In proof of this, we need only turn to the 45th chapter of Gibbon, where the striking description of Justin's elevation, and the complicated ceremonies which attended his coronation, is merely a translation "into simple and concise prose" from the first two books of Corippus.
The text, as might be anticipated from the circumstance that each poem depends upon a single MS., that one of these has never been collated or even seen by any modern scholar, and that the other was transcribed at a late period by a most ignorant copyist,--is miserably defective; nor can we form any reasonable expectation of its being materially improved.
Editions
The Editio Princeps of the
Panegyric is generally marked by bibliographers as having been printed by
Plantin, at Antwerp, in 1581; but Funceius (
De inerti ac decrepit. L. L. Senectute, p. 247) speaks as if
Ruiz had previously published an edition at Madrid in 1579; to this, or these, succeeded the edition of
Thomas Dempster, 8vo., Paris, 1610; of
Rivinus, 8vo., Leipzig, 1663; of
Ritterhusius, 4to., Altdorf, 1664; of
Goetzius, 8vo., Altdorf, 1743; and of
Foggini, 4to. Rome, 1777, which completes the list.
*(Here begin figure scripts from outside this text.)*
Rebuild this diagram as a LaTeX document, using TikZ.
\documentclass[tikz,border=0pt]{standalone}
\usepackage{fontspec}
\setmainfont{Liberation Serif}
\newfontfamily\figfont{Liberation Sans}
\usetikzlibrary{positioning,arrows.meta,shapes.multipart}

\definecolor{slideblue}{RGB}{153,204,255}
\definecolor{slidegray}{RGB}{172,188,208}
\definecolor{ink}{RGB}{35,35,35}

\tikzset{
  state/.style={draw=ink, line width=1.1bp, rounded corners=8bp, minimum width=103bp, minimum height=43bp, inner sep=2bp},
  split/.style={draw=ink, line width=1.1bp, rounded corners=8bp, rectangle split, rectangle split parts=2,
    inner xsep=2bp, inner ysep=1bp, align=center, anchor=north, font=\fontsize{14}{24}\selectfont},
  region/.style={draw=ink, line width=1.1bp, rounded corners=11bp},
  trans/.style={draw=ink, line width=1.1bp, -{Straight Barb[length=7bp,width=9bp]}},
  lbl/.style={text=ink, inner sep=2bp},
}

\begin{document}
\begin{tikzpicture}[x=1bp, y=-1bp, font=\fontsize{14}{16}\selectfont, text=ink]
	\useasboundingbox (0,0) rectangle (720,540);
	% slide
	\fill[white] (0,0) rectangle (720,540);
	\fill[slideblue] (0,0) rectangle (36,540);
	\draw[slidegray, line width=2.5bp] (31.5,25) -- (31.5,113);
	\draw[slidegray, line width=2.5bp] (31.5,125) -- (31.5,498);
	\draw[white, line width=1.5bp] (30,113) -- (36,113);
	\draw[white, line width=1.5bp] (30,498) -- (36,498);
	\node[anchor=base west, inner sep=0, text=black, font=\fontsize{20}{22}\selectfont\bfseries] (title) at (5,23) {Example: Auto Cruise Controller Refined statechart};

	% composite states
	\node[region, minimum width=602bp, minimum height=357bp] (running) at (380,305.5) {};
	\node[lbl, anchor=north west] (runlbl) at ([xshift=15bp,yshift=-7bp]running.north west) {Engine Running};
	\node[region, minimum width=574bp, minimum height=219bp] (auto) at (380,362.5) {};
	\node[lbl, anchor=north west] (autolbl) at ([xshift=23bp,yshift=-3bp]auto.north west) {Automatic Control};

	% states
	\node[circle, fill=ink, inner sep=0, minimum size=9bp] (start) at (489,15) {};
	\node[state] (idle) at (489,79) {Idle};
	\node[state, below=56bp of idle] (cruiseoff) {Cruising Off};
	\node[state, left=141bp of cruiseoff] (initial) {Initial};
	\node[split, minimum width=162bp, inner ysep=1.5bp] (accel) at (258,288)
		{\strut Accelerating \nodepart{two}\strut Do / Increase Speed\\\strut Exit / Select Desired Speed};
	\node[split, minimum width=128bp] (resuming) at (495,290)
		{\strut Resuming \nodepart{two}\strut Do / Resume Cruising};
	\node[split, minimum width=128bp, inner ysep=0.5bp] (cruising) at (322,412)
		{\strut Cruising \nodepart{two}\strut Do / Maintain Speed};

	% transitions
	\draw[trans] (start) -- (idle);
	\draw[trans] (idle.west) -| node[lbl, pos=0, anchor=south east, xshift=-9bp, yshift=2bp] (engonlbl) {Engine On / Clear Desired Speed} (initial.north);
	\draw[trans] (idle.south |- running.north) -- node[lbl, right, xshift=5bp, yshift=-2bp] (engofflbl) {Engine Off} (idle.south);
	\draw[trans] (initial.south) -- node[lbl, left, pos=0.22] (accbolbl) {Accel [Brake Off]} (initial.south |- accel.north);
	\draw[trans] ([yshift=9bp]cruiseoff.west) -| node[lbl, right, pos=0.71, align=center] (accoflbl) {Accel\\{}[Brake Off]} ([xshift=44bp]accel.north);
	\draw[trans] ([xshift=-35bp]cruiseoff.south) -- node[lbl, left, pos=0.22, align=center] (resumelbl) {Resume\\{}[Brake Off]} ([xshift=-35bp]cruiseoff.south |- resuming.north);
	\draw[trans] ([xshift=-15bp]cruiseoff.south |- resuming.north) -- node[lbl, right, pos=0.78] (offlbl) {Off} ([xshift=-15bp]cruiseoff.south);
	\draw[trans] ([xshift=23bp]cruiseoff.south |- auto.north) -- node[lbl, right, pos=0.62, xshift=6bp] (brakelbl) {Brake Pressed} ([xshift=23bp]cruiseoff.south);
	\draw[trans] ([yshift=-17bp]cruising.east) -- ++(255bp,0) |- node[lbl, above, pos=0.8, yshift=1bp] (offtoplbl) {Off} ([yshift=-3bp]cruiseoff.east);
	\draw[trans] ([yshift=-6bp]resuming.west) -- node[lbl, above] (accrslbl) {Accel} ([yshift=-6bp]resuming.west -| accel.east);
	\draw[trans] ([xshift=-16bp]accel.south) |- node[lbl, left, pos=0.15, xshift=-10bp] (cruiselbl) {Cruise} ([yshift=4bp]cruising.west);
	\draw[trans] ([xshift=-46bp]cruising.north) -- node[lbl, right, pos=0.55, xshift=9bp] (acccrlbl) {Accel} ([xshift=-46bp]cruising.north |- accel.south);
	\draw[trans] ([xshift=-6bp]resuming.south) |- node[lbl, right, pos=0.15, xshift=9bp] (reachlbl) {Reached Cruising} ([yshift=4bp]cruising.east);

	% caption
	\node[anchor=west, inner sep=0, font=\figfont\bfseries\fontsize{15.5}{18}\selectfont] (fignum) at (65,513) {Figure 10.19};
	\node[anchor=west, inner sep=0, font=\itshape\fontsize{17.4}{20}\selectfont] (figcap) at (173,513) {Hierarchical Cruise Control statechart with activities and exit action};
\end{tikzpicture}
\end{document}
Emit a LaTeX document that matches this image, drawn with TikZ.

The Johannis, discovered as described above, was first printed at
Milan, 4to., 1820, with the notes of Mazuchelli.
Both works will be found in the best form in the new
Corpus Scriptorum Historiae Byzantinae at present in the course of publication at Bonn.
The
Canonum Breviarium and the
Concordia Canonum are printed entire in the first volume of the Bibliotheca Juris Canonici published by Voellus and Justellus at Paris, fol. 1661.